Sorry about that! Buying eyepieces and trying them out is fun, but in my case, the problem is I tend not to let go of any after I get them. :foreheadslap:

But now that I bought the Hyperion Zoom as a result of your cheerleading, I find I really don't need more eyepieces and don't have enough eyepieces to fill the very cool large eyepiece cases.


Been hearing more and more instances where the Hyperion zoom is THE only eyepiece being used and owners being happy and content with no/less desire to add more EPs. Shades of global domination? :o

Just a wide view like a 36mm plus my Zoomo and I'm set.


Agree! I picked up a Siebert 36mm Observatory Series because I wanted to step up from my current cheap (~$30-40@ in Ebay) long focal length EP's, UWA 30mm and GSO Superview 42mm:

Posted Image

Chanced upon a $100 Siebert36 in the used mart so I jumped on it (the owner said the reason he's selling is because of one word - Ethos). Have not yet received mine to show so instead, here's the 36's in a stock picture as shown from the official Siebert website with a 2" binoviewer (Look at that humongous eye lens! Can't wait to try it out.):

Image removed per TOS

Of course, you have probably saved me a lot of money. :)

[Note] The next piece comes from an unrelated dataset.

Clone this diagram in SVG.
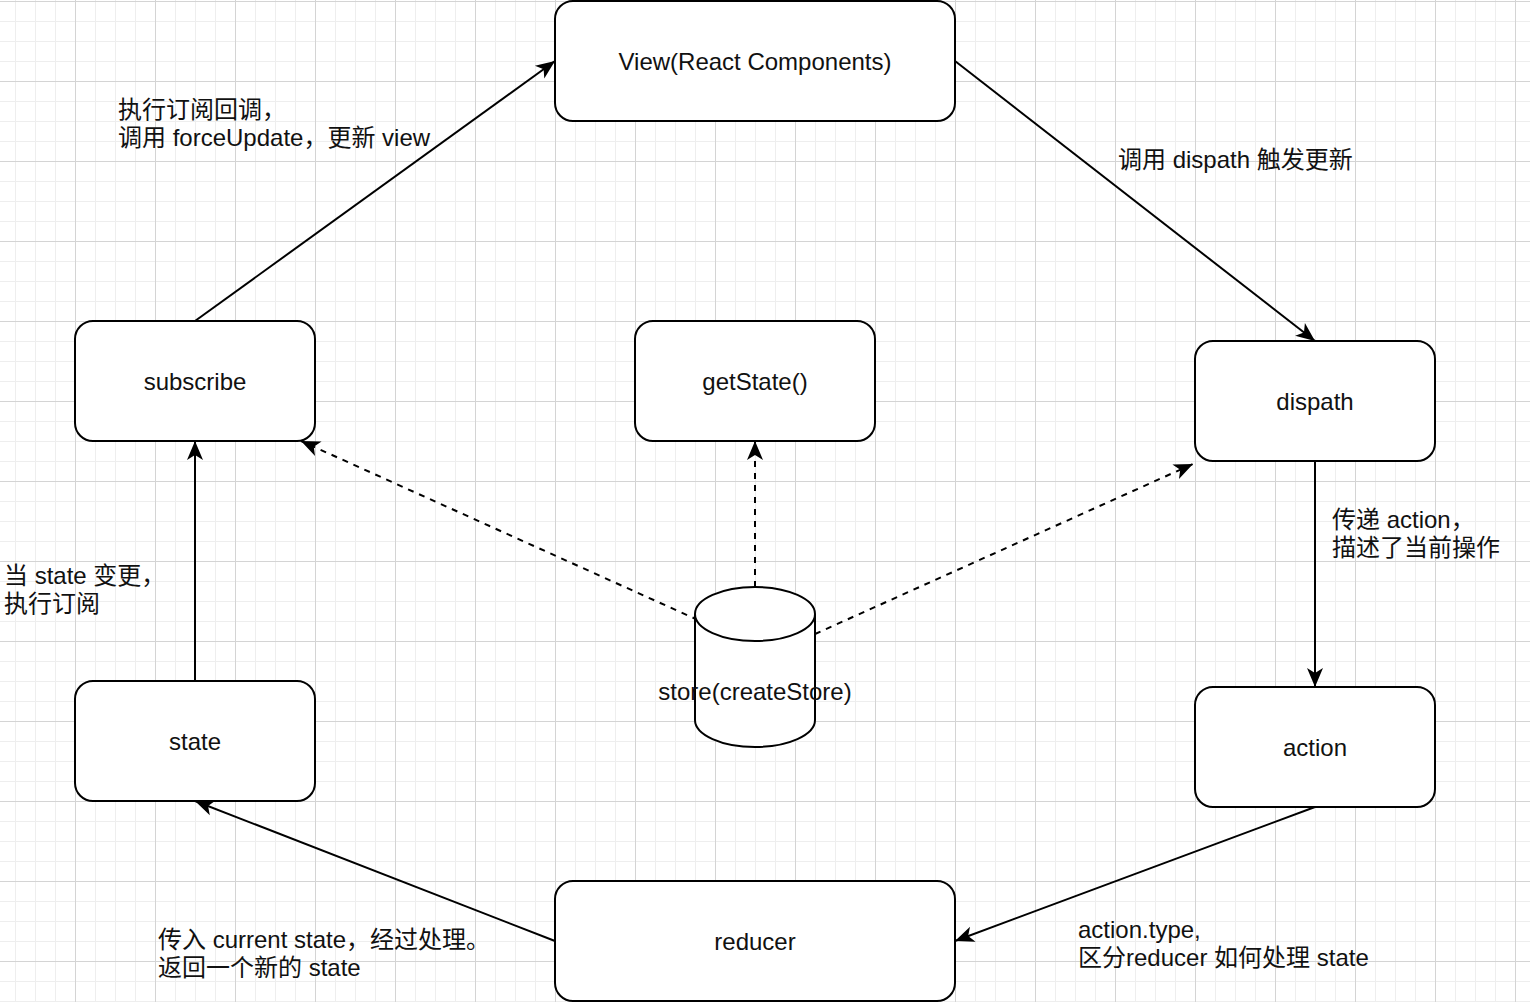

So glad to know that!:jump:

Maybe I can still justify a small case to hold the Hyperion Zoom, my barlow, the two plossls that came with my second scope and a few other accessories.


Sounds like a plan, I myself would be content with just the Hyperion zoom (in fact it's the only one I use most of the time) if I were made to choose only one from the herd. Keep on zooming!